The position regarding the cost of additional medical cards due to the economic downturn will be monitored closely over the coming months. The Minister has informed the Chairman of the HSE that, if needed, she will seek a Supplementary Estimate to cover this cost.
|Savings on consultant contract||75m|
|Other agencies transfers||3m|
|VHI advance payment||50m|
- The HSE National Service Plan 2009 approved by the Minister in December 2008 included €250m in economy and cost avoidance measures for 2009 (in addition to a continuation of €280m value for money measures from 2008).
- Since then, a number of potential exposures (some of which were identified in the National Service Plan) materialised. Based on the best information available, a figure of €540m was arrived at through detailed examination undertaken by the HSE and the Department of Health & Children. Some of the costs involved are once-off in nature while others have ongoing implications.
- In response to these emerging issues, the HSE Board had previously identified €133m in savings which would not impact on National Service Plan activity levels in addition to the planned new savings of €250m. The Minister advised the HSE to examine the scope for saving a further €72m while the remainder was considered by Government in the context of its budgetary deliberations.
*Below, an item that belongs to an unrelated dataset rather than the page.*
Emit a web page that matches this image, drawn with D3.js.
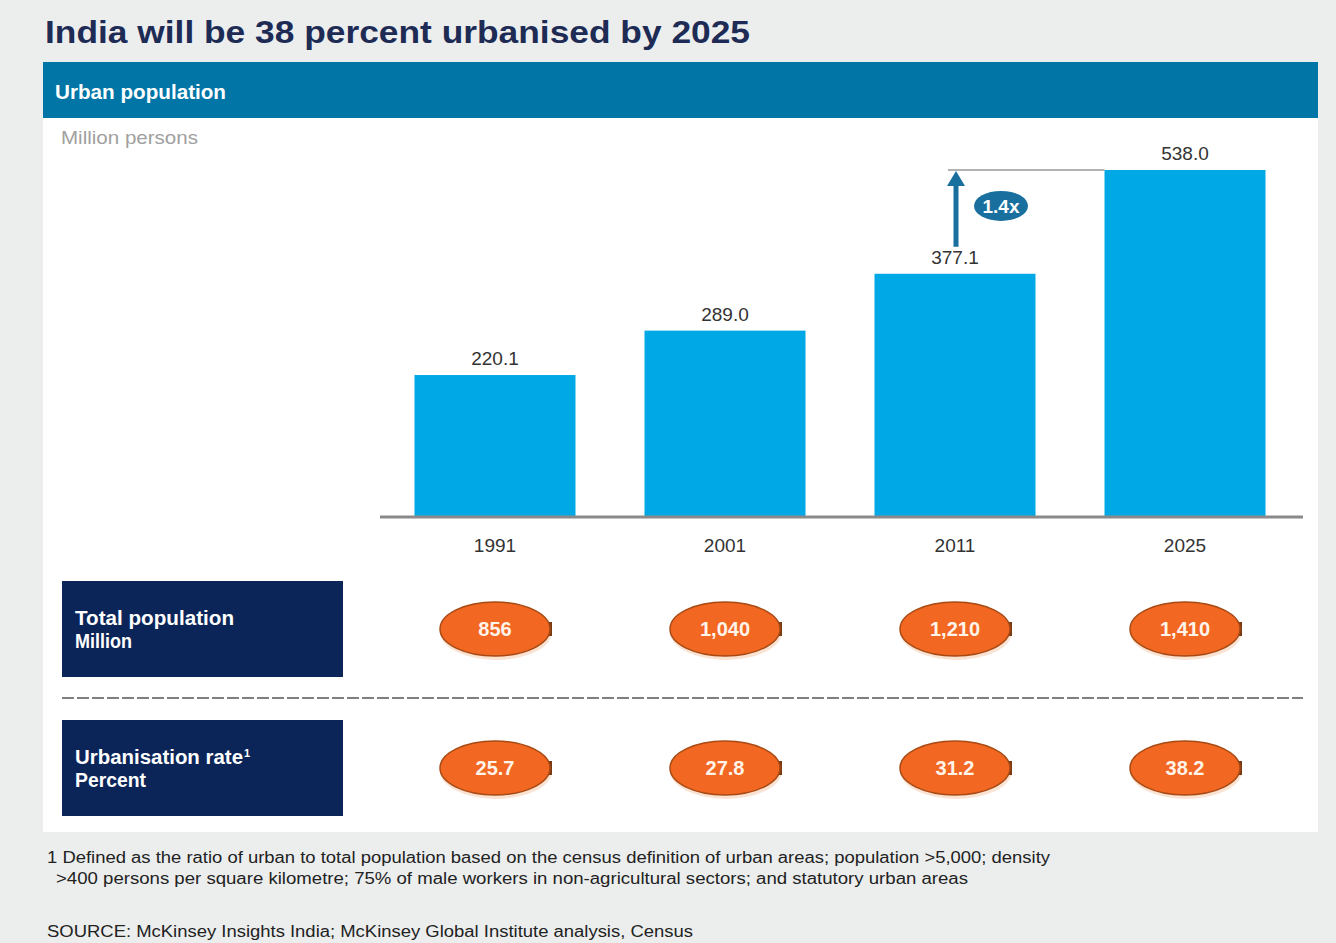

- The HSE submitted an amended National Service Plan on 2 April 2009 under Section 32(4) of the Health Act 2004 proposing savings totalling €72m which involved significant service reductions.
- As part of the Supplementary Budget on 7 April, additional funding of €160m has been made available to offset the projected reduction in the yield from the health levy. It was also agreed that the funding provision in respect of medical cards would be kept under review.
- The approach agreed as part of the Supplementary Budget when combined with the €133m in measures already identified by the HSE and not affecting the Service Plan left a residual problem of €147m. It has been identified that the following measures set out now provide a basis to close the remaining funding gap:
- €75m savings on the estimated cost of the new consultant contract. This will involve not paying certain increases due under the contract. A specific circular on this issue is being issued to the HSE.
- The Minister has decided to reduce the 2009 allocation to the National Treatment Purchase Fund by €10m (on the basis that the NTPF should be able in the current economic climate to negotiate improved prices with private hospitals) and to increase the HSE allocation by a corresponding amount.
- The allocations of other health agencies funded by the Department of Health & Children are being reduced by a further €3m, with a corresponding increase in the allocation of the HSE.
- The VHI has agreed, following recent discussions between the Minister and their CEO, to make a one-off payment on account of €50m to reflect the outstanding monies which the HSE says are due. This will need to form part of further overall considerations with the HSE and the Department of Finance.
- With regard to the remaining €9m, a number of potential sources will be examined. The Ministers deliberations under the Financial Emergency Measures in the Public Interest Act 2009 in respect of professional fees, including payments to pharmacists and others, are due to conclude in the very near future. A separate sum of €50m in relation to savings from community pharmacy reimbursement payments has been assumed in the overall budget plans for the HSE this year, and this will also have to be addressed. The Minister also believes that there are further reductions possible in areas such as advertising and legal costs over and above those targeted in the National Service Plan.
- The combined effect of the foregoing measures would amount to €147m, thus obviating the need for the proposed amendment to the existing National Service Plan.